Ямка, как мы сказали, была небольшим углублением, едва закрытым со стороны неприятеля несколькими лопатами земли или камней, набросанных как попало. Ямки эти не имели ни определенного вида, ни величины: какую успели выкопать, такая и сталась. В одной с трудом мог поместиться только один человек, а в иной помещались два и даже три человека. По двое залегать было легче, чем поодиночке, вдвоем, в соседстве опытного товарища, было не так томно – по пословице, на людях и смерть красна, – но сидеть в одиночку куда как жутко!
Вскочит стрелок или охотник в ямку и сидит там, не смея пошевельнуться, он знает, что в 20, много в 30 шагах, лежит перед ним или сбоку такой же неприятельский сторож, который стережет его и при первом шорохе или звуке оружия посылает пулю.
Над головой засевших днем и ночью летают свои и неприятельские пули, слышен гул выстрелов, падение снарядов, обсыпающих землей, песком и осколками камней. Не успеешь прочистить глаз, засыпанных землей, как слышно, гудит где-то далеко осколок лопнувшей бомбы и шлепнется вдруг подле ямки с такой силой, что даже земля дрогнет! Это самое вздрагивание передастся и сидящему в ямке, и не знает он сам, как задрожат челюсти, как застучат его зубы и холодный пот как стрела промчится от головы до пят.
О пулях никто не думает: к ним привыкли в Севастополе не только охотники и все солдаты, но женщины и дети. Повсюду их летит так много, что они уже не пугают, но своим свистом жестоко надоедают. Где-нибудь невдалеке, ударившись о камень и сплюснувшись, она летит далее и зальется таким голосом, что не знаешь, кошка ли мяучит, ребенок ли плачет или она, непрошеная, жалует в гости.
Просидит охотник в ямке час, а кажется он ему за месяц, и ждет он не дождется, когда наступит время смены и вместе с ней кончится его лихорадочное состояние.

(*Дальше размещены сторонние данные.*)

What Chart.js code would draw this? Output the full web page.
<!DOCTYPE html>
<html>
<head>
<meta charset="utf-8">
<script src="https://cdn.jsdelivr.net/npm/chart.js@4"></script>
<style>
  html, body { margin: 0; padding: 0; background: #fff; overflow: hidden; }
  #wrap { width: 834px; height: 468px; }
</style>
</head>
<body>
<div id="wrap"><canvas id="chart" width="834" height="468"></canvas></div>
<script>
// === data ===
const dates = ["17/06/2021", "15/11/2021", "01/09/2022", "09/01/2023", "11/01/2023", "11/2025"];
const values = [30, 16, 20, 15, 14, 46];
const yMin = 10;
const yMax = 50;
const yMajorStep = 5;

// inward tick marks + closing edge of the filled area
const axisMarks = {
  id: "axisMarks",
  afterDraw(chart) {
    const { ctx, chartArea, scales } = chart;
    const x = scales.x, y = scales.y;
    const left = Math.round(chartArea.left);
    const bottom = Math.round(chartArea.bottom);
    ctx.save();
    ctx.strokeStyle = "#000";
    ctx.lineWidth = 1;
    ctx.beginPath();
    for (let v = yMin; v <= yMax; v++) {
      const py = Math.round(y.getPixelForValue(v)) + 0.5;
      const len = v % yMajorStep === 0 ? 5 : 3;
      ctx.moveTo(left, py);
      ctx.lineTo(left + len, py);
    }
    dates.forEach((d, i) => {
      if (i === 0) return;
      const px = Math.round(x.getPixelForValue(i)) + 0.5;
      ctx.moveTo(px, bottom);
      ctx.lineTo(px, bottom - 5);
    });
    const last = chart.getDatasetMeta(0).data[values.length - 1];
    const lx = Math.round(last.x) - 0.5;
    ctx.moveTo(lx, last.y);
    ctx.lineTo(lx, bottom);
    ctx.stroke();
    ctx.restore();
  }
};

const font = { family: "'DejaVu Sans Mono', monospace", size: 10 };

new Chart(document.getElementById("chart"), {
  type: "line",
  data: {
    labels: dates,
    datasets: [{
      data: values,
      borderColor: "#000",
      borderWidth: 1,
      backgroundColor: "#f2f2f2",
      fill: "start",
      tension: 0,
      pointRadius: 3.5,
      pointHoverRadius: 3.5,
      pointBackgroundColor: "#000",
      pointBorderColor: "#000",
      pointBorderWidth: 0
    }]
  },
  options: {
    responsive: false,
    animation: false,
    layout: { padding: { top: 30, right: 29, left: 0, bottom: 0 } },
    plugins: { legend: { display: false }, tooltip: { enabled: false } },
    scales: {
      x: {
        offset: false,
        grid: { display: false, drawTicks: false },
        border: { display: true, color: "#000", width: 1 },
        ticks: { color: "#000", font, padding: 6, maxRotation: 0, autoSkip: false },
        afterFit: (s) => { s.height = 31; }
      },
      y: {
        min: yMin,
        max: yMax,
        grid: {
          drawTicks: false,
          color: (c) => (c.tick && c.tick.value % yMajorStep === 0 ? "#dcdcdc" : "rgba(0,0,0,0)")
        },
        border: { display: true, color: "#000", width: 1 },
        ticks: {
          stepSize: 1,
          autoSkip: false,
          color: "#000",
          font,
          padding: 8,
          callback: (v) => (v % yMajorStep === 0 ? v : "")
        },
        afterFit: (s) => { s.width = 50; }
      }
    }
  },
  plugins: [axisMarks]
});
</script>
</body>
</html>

С наступлением утра охотники оставляли ямки точно так же, как занимали их – под сильным ружейным огнем неприятеля. Места их замещали штуцерные, сидевшие там в течение целого дня. Собравшись на батарее, охотники отправлялись в свой сарай, забирая с собой и убитых в ночь товарищей. Солдаты всегда с особым уважением отдавали последний долг павшим героям. Сложив тела на дворе сарая, они заботились о досках, непременно сколачивали гроб, обмывали покойников и, надев на них чистое белье, относили в часовню. За обедом, бывавшим в 10 или 11 часов, поминали павших, и тем дело кончалось. После обеда охотники ложились спать, а вечером снова отправлялись на службу.

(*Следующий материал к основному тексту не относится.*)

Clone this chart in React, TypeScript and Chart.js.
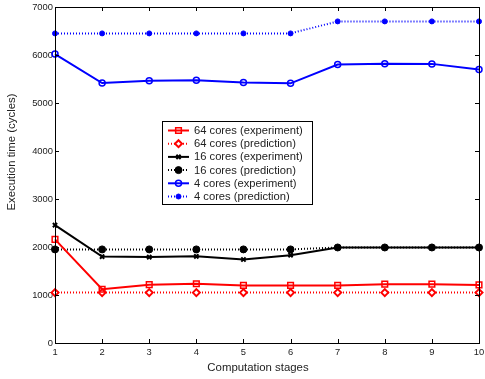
import React, { useEffect, useRef } from "react";
import { Chart, registerables } from "chart.js";
import { drawPoint } from "chart.js/helpers";

Chart.register(...registerables);

const stages = [1, 2, 3, 4, 5, 6, 7, 8, 9, 10];
const yTicks = [0, 1000, 2000, 3000, 4000, 5000, 6000, 7000];
const xTitle = "Computation stages";
const yTitle = "Execution time (cycles)";

const exp64 = [2160, 1120, 1215, 1235, 1200, 1200, 1200, 1225, 1225, 1210];
const pred64 = [1050, 1050, 1050, 1050, 1050, 1050, 1050, 1050, 1050, 1050];
const exp16 = [2455, 1800, 1790, 1805, 1740, 1830, 1990, 1990, 1990, 1990];
const pred16 = [1950, 1950, 1950, 1950, 1950, 1950, 1990, 1990, 1990, 1990];
const exp4 = [6020, 5415, 5465, 5475, 5425, 5410, 5800, 5820, 5815, 5700];
const pred4 = [6450, 6450, 6450, 6450, 6450, 6450, 6700, 6700, 6700, 6700];

const FONT = "'Liberation Sans', Arial, Helvetica, sans-serif";
const TEXT = "#222";

const frameAndLegend = {
  id: "frameAndLegend",
  afterDraw(chart: any) {
    const ctx = chart.ctx;
    const { left, right, top, bottom } = chart.chartArea;
    const xs = chart.scales.x;
    const ys = chart.scales.y;
    const tl = 4;
    const L = Math.round(left), R = Math.round(right), T = Math.round(top), B = Math.round(bottom);
    ctx.save();
    ctx.setLineDash([]);
    ctx.globalAlpha = 1;
    ctx.fillStyle = "#000";
    ctx.fillRect(L, T, R - L + 1, 1);
    ctx.fillRect(L, B, R - L + 1, 1);
    ctx.fillRect(L, T, 1, B - T + 1);
    ctx.fillRect(R, T, 1, B - T + 1);
    for (const v of stages) {
      const x = Math.round(xs.getPixelForValue(v));
      ctx.fillRect(x, B - tl, 1, tl);
      ctx.fillRect(x, T, 1, tl);
    }
    for (const v of yTicks) {
      const y = Math.round(ys.getPixelForValue(v));
      ctx.fillRect(L, y, tl, 1);
      ctx.fillRect(R - tl, y, tl, 1);
    }

    // axis titles
    ctx.fillStyle = TEXT;
    ctx.font = `11.4px ${FONT}`;
    ctx.textAlign = "center";
    ctx.textBaseline = "middle";
    ctx.fillText(xTitle, 258, 367.5);
    ctx.save();
    ctx.translate(12, 152);
    ctx.rotate(-Math.PI / 2);
    ctx.fillText(yTitle, 0, 0);
    ctx.restore();

    // legend
    const bx = 162, by = 121, bw = 150, bh = 83;
    ctx.fillStyle = "#fff";
    ctx.fillRect(bx, by, bw, bh);
    ctx.fillStyle = "#000";
    ctx.fillRect(bx, by, bw + 1, 1);
    ctx.fillRect(bx, by + bh, bw + 1, 1);
    ctx.fillRect(bx, by, 1, bh + 1);
    ctx.fillRect(bx + bw, by, 1, bh + 1);
    ctx.font = `11.2px ${FONT}`;
    ctx.textBaseline = "middle";
    ctx.textAlign = "left";
    chart.data.datasets.forEach((ds: any, i: number) => {
      const y = by + 9.5 + i * 13.2;
      ctx.save();
      ctx.strokeStyle = ds.borderColor;
      ctx.lineWidth = ds.borderWidth;
      ctx.setLineDash(ds.borderDash || []);
      ctx.beginPath();
      ctx.moveTo(168, y);
      ctx.lineTo(189, y);
      ctx.stroke();
      ctx.setLineDash([]);
      ctx.strokeStyle = ds.pointBorderColor;
      ctx.fillStyle = ds.pointBackgroundColor;
      ctx.lineWidth = ds.pointBorderWidth;
      drawPoint(ctx, { pointStyle: ds.pointStyle, radius: ds.pointRadius, borderWidth: ds.pointBorderWidth, rotation: 0 }, 178.5, y);
      ctx.restore();
      ctx.fillStyle = TEXT;
      ctx.fillText(ds.label, 194, y + 0.5);
    });
    ctx.restore();
  },
};

export default function App() {
  const ref = useRef<HTMLCanvasElement | null>(null);
  useEffect(() => {
    document.body.style.margin = "0";
    const solid = (label: string, data: number[], color: string, style: string, r: number, fill: string, bw: number) => ({
      label, data, borderColor: color, borderWidth: 2, pointStyle: style, pointRadius: r,
      pointBorderColor: color, pointBackgroundColor: fill, pointBorderWidth: bw, clip: false,
    });
    const dotted = (label: string, data: number[], color: string, style: string, r: number, fill: string, bw: number) => ({
      ...solid(label, data, color, style, r, fill, bw), borderDash: [1, 2], borderWidth: 2,
    });
    const chart = new Chart(ref.current as HTMLCanvasElement, {
      type: "line",
      data: {
        labels: stages,
        datasets: [
          solid("64 cores (experiment)", exp64, "#ff0000", "rect", 4, "rgba(0,0,0,0)", 1.5),
          dotted("64 cores (prediction)", pred64, "#ff0000", "rectRot", 3.5, "#ffffff", 2),
          solid("16 cores (experiment)", exp16, "#000000", "crossRot", 3, "#000000", 2),
          dotted("16 cores (prediction)", pred16, "#000000", "circle", 3.5, "#000000", 1),
          solid("4 cores (experiment)", exp4, "#0000ff", "circle", 3, "rgba(0,0,0,0)", 1.5),
          dotted("4 cores (prediction)", pred4, "#0000ff", "circle", 2.5, "#0000ff", 1),
        ] as any,
      },
      options: {
        animation: false,
        responsive: false,
        maintainAspectRatio: false,
        layout: { padding: { top: 7, right: 0, left: 0, bottom: 0 } },
        plugins: { legend: { display: false }, tooltip: { enabled: false } },
        elements: { line: { tension: 0 } },
        scales: {
          x: {
            type: "linear",
            min: 1,
            max: 10,
            grid: { display: false, drawTicks: false },
            border: { display: false },
            afterBuildTicks: (s: any) => { s.ticks = stages.map((v) => ({ value: v })); },
            ticks: { color: TEXT, font: { family: FONT, size: 9.4 }, padding: 4, maxRotation: 0, autoSkip: false },
            title: { display: false, text: xTitle },
            afterFit: (s: any) => { s.height = 36; s.paddingLeft = 0; s.paddingRight = 0; },
          },
          y: {
            min: 0,
            max: 7000,
            grid: { display: false, drawTicks: false },
            border: { display: false },
            afterBuildTicks: (s: any) => { s.ticks = yTicks.map((v) => ({ value: v })); },
            ticks: { color: TEXT, font: { family: FONT, size: 9.4 }, padding: 2, callback: (v: any) => String(v) },
            title: { display: false, text: yTitle },
            afterFit: (s: any) => { s.width = 55; s.paddingTop = 0; s.paddingBottom = 0; },
          },
        },
      } as any,
      plugins: [frameAndLegend],
    });
    return () => chart.destroy();
  }, []);
  return (
    <div style={{ position: "absolute", left: 0, top: 0, width: 485, height: 379, overflow: "hidden" }}>
      <canvas ref={ref} width={485} height={379} style={{ display: "block", width: 485, height: 379 }} />
    </div>
  );
}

Польза ямок была осознана всеми, и в том виде, в каком они существовали, ямки были существенно необходимы как места наблюдения за неприятелем и как средство к замедлению его работ. Впоследствии, располагая ямки по известной системе и придавая им значительную силу в сопротивлении выстрелам, думали придать им большее значение. Расширяя и усиливая ямки, наши инженеры мало-помалу пришли к системе ложементов, или небольших отдельных ровиков, располагаемых впереди линии укреплений к стороне неприятеля.

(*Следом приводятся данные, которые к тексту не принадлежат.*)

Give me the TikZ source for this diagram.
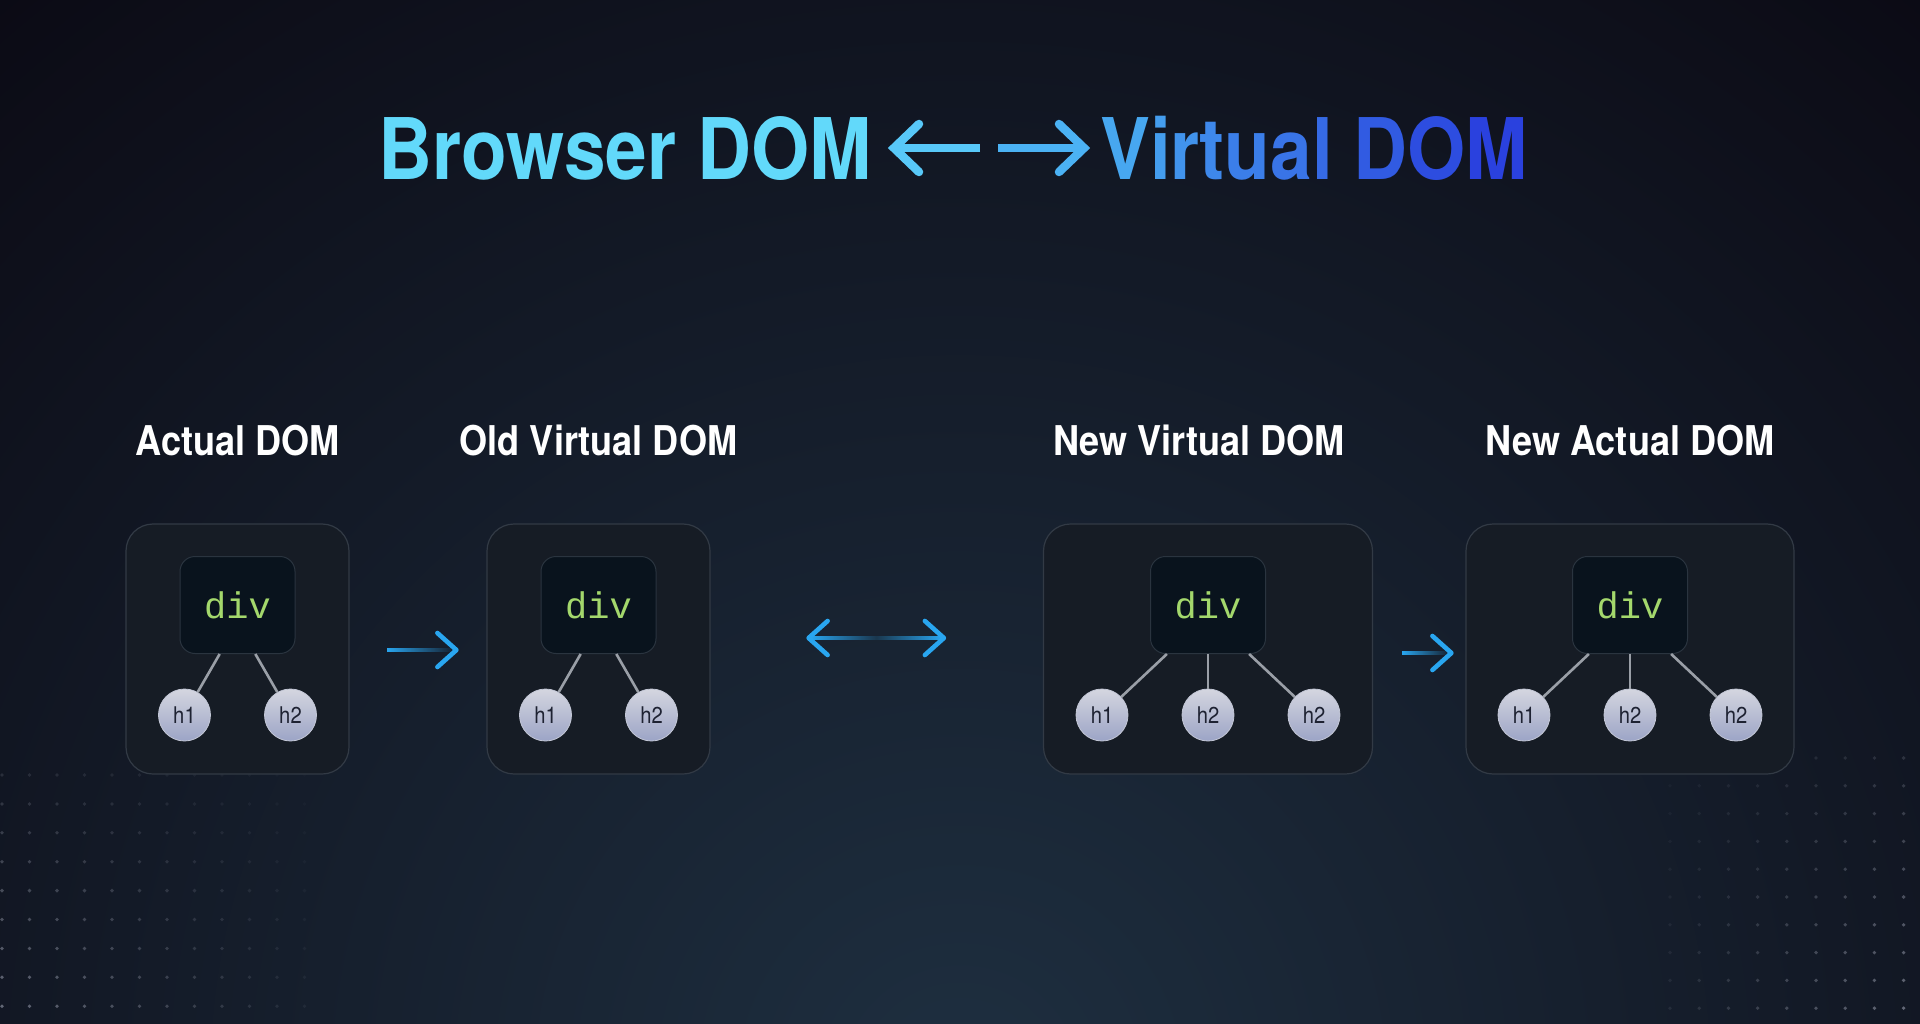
\documentclass[tikz,border=0pt]{standalone}
\usepackage{fontspec}
\usetikzlibrary{positioning,fadings,calc}

\newfontfamily\grotesk[FakeStretch=0.88]{TeX Gyre Heros}
\newfontfamily\codefont{Liberation Mono}

\definecolor{bgc}{HTML}{0B0A14}
\definecolor{glowc}{HTML}{1E2F40}
\definecolor{dotc}{HTML}{767B8A}
\definecolor{cardc}{HTML}{161C25}
\definecolor{cardedge}{HTML}{323A45}
\definecolor{divc}{HTML}{09131D}
\definecolor{divedge}{HTML}{2A343F}
\definecolor{divtext}{HTML}{A4D86C}
\definecolor{leaftop}{HTML}{D4D6E0}
\definecolor{leafbot}{HTML}{9CA4C6}
\definecolor{leafedge}{HTML}{C3C7D6}
\definecolor{leaftext}{HTML}{1E2232}
\definecolor{linkc}{HTML}{9A9FA7}
\definecolor{flowc}{HTML}{29A6F0}
\definecolor{browsc}{HTML}{62D9FA}
\definecolor{arrl}{HTML}{58C8F8}
\definecolor{arrr}{HTML}{4BB2F4}
\definecolor{virA}{HTML}{47A7F0}
\definecolor{virB}{HTML}{2A41DE}

\newcommand\gl[2]{\textcolor{virB!#1!virA}{#2}}

\tikzfading[name=midfade, left color=transparent!0, right color=transparent!0, middle color=transparent!85]

\tikzset{
  title/.style={inner sep=0pt, font=\grotesk\bfseries\fontsize{85}{90}\selectfont},
  head/.style={inner sep=0pt, anchor=base, text=white, font=\grotesk\bfseries\fontsize{41}{46}\selectfont},
  card/.style={draw=cardedge, line width=1.2pt, fill=cardc, rounded corners=27pt, minimum height=250pt},
  divbox/.style={draw=divedge, line width=1pt, fill=divc, rounded corners=15pt, minimum width=115pt, minimum height=97pt, text=divtext, font=\codefont\fontsize{37}{40}\selectfont},
  leaf/.style={circle, inner sep=0pt, minimum size=52pt, draw=leafedge, line width=.8pt, top color=leaftop, bottom color=leafbot, text=leaftext, font=\grotesk\fontsize{23}{26}\selectfont},
  link/.style={draw=linkc, line width=2.6pt},
  tip/.style={draw=flowc, line width=4.6pt, line cap=round, line join=round},
  bigtip/.style={line width=8.5pt, line join=miter}
}

\begin{document}
\begin{tikzpicture}[x=1pt, y=-1pt]
\useasboundingbox (0,0) rectangle (1920,1024);
\fill[bgc] (0,0) rectangle (1920,1024);
\begin{scope}
\clip (0,0) rectangle (1920,1024);
\shade[inner color=glowc, outer color=bgc] (960,1080) ellipse (1500 and 1450);
\end{scope}

\foreach \i in {0,...,11}
  \foreach \j in {0,...,8} {
    \pgfmathsetmacro\op{0.8*(1-\i/13)*(0.3+0.7*\j/8)}
    \fill[dotc, opacity=\op] (2+27.5*\i, 775+28.9*\j) circle (1.9);
  }
\foreach \i in {0,...,8}
  \foreach \j in {0,...,9} {
    \pgfmathsetmacro\op{0.8*((\i+2)/10)*(0.35+0.65*\j/9)}
    \fill[dotc, opacity=\op] (1670+29.2*\i, 758+27.8*\j) circle (1.9);
  }

\node (bd) [title, anchor=base east, text=browsc] at (872,180) {Browser DOM};
\node (vd) [title, anchor=base west] at (1100,180)
  {\gl{0}{V}\gl{10}{i}\gl{20}{r}\gl{30}{t}\gl{40}{u}\gl{50}{a}\gl{60}{l} \gl{75}{D}\gl{88}{O}\gl{100}{M}};
\path (bd.base east) ++(22,-32) coordinate (lat) ++(86,0) coordinate (las);
\path (vd.base west) ++(-102,-32) coordinate (ras) ++(86,0) coordinate (rat);
\draw[arrl, bigtip] (las) -- (lat);
\draw[arrl, bigtip, line cap=round] (lat) ++(25,-24) -- (lat) -- ++(25,24);
\draw[arrr, bigtip] (ras) -- (rat);
\draw[arrr, bigtip, line cap=round] (rat) ++(-25,-24) -- (rat) -- ++(-25,24);

\node (b1) [card, minimum width=223pt] at (237.5,649) {};
\node (b2) [card, minimum width=223pt] at (598.5,649) {};
\node (b3) [card, minimum width=329pt] at (1208,649) {};
\node (b4) [card, minimum width=328pt] at (1630,649) {};

\path (b1.north) ++(0,-68) node (t1) [head] {Actual DOM};
\path (b2.north) ++(0,-68) node (t2) [head] {Old Virtual DOM};
\path (b3.north) ++(-9,-68) node (t3) [head] {New Virtual DOM};
\path (b4.north) ++(0,-68) node (t4) [head] {New Actual DOM};

\path (b1) ++(0,-44) node (d1) [divbox] {div}
  ++(-53,110) node (b1l) [leaf] {h1} ++(106,0) node (b1r) [leaf] {h2};
\path (b2) ++(0,-44) node (d2) [divbox] {div}
  ++(-53,110) node (b2l) [leaf] {h1} ++(106,0) node (b2r) [leaf] {h2};
\path (b3) ++(0,-44) node (d3) [divbox] {div}
  ++(-106,110) node (b3l) [leaf] {h1} ++(106,0) node (b3m) [leaf] {h2}
  ++(106,0) node (b3r) [leaf] {h2};
\path (b4) ++(0,-44) node (d4) [divbox] {div}
  ++(-106,110) node (b4l) [leaf] {h1} ++(106,0) node (b4m) [leaf] {h2}
  ++(106,0) node (b4r) [leaf] {h2};

\draw[link] (d1.-110) -- (b1l);
\draw[link] (d1.-70) -- (b1r);
\draw[link] (d2.-110) -- (b2l);
\draw[link] (d2.-70) -- (b2r);
\draw[link] (d3.-130) -- (b3l);
\draw[link] (d3.south) -- (b3m);
\draw[link] (d3.-50) -- (b3r);
\draw[link] (d4.-130) -- (b4l);
\draw[link] (d4.south) -- (b4m);
\draw[link] (d4.-50) -- (b4r);

\path (b1.east) ++(37,1) coordinate (a1s);
\path (b2.west) ++(-30,1) coordinate (a1e);
\fill[flowc, path fading=east] ($(a1s)+(0,-2.2)$) rectangle ($(a1e)+(-2,2.2)$);
\draw[tip] (a1e) ++(-19,-17) -- (a1e) -- ++(-19,17);

\path (b2.east) ++(98,-11) coordinate (a2s);
\path (b3.west) ++(-99,-11) coordinate (a2e);
\fill[flowc, path fading=midfade] ($(a2s)+(2,-2.2)$) rectangle ($(a2e)+(-2,2.2)$);
\draw[tip] (a2s) ++(19,-17) -- (a2s) -- ++(19,17);
\draw[tip] (a2e) ++(-19,-17) -- (a2e) -- ++(-19,17);

\path (b3.east) ++(29,4) coordinate (a3s);
\path (b4.west) ++(-14,4) coordinate (a3e);
\fill[flowc, path fading=east] ($(a3s)+(0,-2.2)$) rectangle ($(a3e)+(-2,2.2)$);
\draw[tip] (a3e) ++(-19,-17) -- (a3e) -- ++(-19,17);
\end{tikzpicture}
\end{document}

Ложементы располагались в две линии: передняя занималась стрелками, которые, наблюдая за ходом работ неприятеля, поражали его своими выстрелами, а во второй линии помещался резерв для поддержания стрелков в случае нападения. В ночь с 20 на 21 ноября был заложен первый ложемент. С наступлением сумерек было выслано два секрета, за ними шла цепь из восьми пар часовых, а за цепью следовали рабочие с инструментами, земляными мешками и бочонками. Все люди, назначенные на работу, получили приказание зачернить свою амуницию, чтобы белым цветом амуничных ремней не обратить на себя внимания неприятеля. Придя на назначенные места, рабочие поставили бочонки в два ряда, засыпали их землей из вырываемого рва и сверху положили земляные мешки с промежутками, через которые можно бы было стрелять в неприятеля. Работа эта была произведена так тихо, что, несмотря на близость неприятеля и лунную ночь, он ничего не подозревал и вовсе нам не препятствовал.
К утру работа была окончена и ложемент занят 20 штуцерными Минского полка. Французы были немало удивлены, когда увидели перед собой эту смелую постройку. Они открыли сильнейший огонь по ложементу, но безуспешно, по малой цели, которую он представлял неприятельским выстрелам. В следующие затем ночи были устроены новые ложементы, так что в течение трех ночей перед глазами неприятеля явилось семь ложементов. Мало-помалу система ложементов была значительно распространена, и в особенности перед 3-м и 4-м бастионами и перед Малаховым курганом.
К половине декабря было построено в разных местах 26 ложементов.
Служба в ложементах была чрезвычайно тяжела для войск, в особенности под конец осады. Ложементы были удалены от некоторых укреплений на значительное расстояние, саженей на 200, и вначале не имели никакого сообщения между собой. Засевшие в ложементах герои-труженики проводили в них почти целые сутки, среди тысячи смертей, в ежеминутной опасности быть атакованными неприятелем в превосходных силах.